Blood eosinophils as a marker of likely corticosteroid response in children with preschool wheeze: time for an eosinophil guided clinical trial?
Gaillard EA., McNamara PS., Murray CS., Pavord ID., Shields MD.
Childhood wheezing is common particularly in children under the age of 6 years and in this age group is generally referred to as preschool wheezing. Particular diagnostic and treatment uncertainties exist in these young children due to the difficulty in obtaining objective evidence of reversible airways narrowing and inflammation. A diagnosis of asthma depends on the presence of relevant clinical signs and symptoms and the demonstration of reversible airways narrowing on lung function testing, which is difficult to perform in young children. Few treatments are available and inhaled corticosteroids are the recommended preventer treatment in most international asthma guidelines. There is, however, considerable controversy about its effectiveness in children with preschool wheeze and a corticosteroid responder phenotype has not been established. These diagnostic and treatment uncertainties in conjunction with the knowledge of corticosteroid side effects, in particular the reduction of growth velocity, have resulted in a variable approach to inhaled corticosteroid prescribing by medical practitioners and a reluctance in carers to regularly administer the treatment. Identifying children who are likely responders to corticosteroid therapy would be a major benefit in the management of this condition.
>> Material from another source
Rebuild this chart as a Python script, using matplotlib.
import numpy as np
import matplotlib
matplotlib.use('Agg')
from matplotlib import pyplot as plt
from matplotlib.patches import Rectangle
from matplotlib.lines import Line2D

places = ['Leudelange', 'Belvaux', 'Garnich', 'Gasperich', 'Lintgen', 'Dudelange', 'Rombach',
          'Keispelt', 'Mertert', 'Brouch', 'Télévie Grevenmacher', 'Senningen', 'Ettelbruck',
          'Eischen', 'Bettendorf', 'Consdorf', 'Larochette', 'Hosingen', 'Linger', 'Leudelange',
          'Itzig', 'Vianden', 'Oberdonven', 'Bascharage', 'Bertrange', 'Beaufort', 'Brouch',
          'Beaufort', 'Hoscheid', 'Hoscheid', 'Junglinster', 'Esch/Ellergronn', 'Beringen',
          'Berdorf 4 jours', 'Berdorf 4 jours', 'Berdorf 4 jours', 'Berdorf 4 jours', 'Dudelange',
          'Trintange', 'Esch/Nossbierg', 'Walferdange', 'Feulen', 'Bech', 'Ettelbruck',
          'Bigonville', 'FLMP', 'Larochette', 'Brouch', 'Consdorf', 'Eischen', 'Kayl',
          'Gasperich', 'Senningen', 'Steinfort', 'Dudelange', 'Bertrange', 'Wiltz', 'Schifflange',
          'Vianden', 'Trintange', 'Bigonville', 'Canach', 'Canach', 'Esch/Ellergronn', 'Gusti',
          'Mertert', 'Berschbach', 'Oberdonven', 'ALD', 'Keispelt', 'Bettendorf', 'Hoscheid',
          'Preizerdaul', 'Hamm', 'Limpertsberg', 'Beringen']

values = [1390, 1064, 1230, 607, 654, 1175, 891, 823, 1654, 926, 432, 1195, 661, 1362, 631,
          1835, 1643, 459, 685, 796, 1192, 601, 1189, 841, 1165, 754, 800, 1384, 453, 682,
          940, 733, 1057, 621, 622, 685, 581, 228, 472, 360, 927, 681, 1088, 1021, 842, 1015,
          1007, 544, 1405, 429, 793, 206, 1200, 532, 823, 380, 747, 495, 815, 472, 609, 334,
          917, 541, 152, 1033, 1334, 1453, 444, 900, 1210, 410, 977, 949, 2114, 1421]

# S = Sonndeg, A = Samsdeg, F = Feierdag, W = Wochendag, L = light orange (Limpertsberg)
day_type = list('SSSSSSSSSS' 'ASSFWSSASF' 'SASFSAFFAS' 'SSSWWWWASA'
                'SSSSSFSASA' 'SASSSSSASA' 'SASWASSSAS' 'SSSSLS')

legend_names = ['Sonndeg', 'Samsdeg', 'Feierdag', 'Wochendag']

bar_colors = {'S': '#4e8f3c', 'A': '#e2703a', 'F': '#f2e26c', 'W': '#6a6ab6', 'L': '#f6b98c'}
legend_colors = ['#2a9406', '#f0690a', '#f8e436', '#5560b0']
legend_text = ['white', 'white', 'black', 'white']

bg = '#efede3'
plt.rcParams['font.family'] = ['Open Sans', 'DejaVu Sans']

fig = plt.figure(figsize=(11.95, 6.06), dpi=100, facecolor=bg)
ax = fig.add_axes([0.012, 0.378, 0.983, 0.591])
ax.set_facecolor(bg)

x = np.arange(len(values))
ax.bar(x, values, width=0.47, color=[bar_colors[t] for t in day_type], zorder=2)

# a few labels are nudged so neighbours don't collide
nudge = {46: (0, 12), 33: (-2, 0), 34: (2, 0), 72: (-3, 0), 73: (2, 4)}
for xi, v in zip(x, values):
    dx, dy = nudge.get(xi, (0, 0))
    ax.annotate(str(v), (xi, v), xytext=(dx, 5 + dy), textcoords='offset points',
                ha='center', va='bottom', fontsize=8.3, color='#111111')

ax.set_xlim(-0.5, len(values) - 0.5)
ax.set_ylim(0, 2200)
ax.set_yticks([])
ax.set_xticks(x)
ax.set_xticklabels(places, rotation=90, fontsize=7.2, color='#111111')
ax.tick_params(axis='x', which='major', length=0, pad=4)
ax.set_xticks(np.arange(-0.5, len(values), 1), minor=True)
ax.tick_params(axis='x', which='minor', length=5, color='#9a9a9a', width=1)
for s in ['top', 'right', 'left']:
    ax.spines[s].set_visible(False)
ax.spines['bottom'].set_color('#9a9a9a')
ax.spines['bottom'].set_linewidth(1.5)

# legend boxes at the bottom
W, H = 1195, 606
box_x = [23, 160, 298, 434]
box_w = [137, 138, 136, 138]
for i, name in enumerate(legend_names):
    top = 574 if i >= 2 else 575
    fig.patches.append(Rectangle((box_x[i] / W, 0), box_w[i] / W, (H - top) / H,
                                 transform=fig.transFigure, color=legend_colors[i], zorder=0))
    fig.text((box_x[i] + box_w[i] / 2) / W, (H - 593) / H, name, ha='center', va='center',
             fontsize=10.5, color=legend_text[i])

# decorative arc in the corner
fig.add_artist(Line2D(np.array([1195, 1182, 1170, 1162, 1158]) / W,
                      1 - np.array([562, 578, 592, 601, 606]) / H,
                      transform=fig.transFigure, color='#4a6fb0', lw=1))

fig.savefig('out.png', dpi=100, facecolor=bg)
Eosinophils have emerged as a promising biomarker of corticosteroid responsive airways disease, and evaluation of this biomarker in sputum has successfully been employed to direct management in adults with asthma. Obtaining sputum from young children is time consuming and difficult, and it is hard to justify more invasive procedures such as a bronchoscopy in young children routinely. Recently, in children, interest has shifted to assessing the value of less invasive biomarkers of likely corticosteroid response and the biomarker 'blood eosinophils' has emerged as an attractive candidate. The aim of this review was to summarize the evidence for blood eosinophils as a predictive biomarker for corticosteroid responsive disease with a particular focus on the difficult area of preschool wheeze.